On Friday 05 December 2008, lee <lee@yun.yagibdah.de> wrote about 'Re: 
software raid 1: how to remove a UUID from a device?':
>On Fri, Dec 05, 2008 at 12:40:21PM +1100, Alex Samad wrote:
>> On Thu, Dec 04, 2008 at 07:10:44PM -0600, lee wrote:
>> > > On Thursday 2008 December 04 15:15, lee wrote:
>> > > > How do I remove the UUIDs from /dev/sda and /dev/sdb to prevent
>> > > > the automatic detection from being confused again?
>> > >
>> > > Check out the --zero-superblock mode for mdadm.  It is documented
>> > > in 'man 8 mdadm'.
>> >
>> > cat:/home/lee# mdadm --zero-superblock /dev/sdb
>> > mdadm: Couldn't open /dev/sdb for write - not zeroing
>> >
>> >
>> > It's the same for sda.
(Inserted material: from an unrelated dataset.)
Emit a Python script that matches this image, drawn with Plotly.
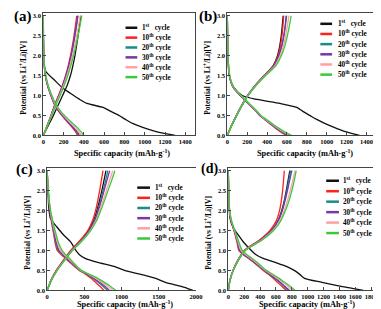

Do I need to stop all md devices involving
>> > these disks to remove the UUID? If so, how do you do it when it's not
>> > possible to stop them while the system is running (other than booting
>> > from CD or the like)?
>>
>> whilst booting add init=/bin/bash to the kernel options, or boot up
>> knoppix or something like it
>
>Oh. Does bash run with only the root partition mounted?

No, but there's few processes running so you can unmount most of the ones 
that are mounted.  Using fuser or similar tools, you can identify the 
processes that are keeping the others from being unmounted, shutdown those 
processes, and unmount the disks.

I've always been able to go down to / being the only mount point with a 
real filesystem attached when starting with init=/bin/bash.  If you have 
to do something to the filesystem mounted on / though, you'll probably 
want to boot from CD -- the initrd is somewhat limited.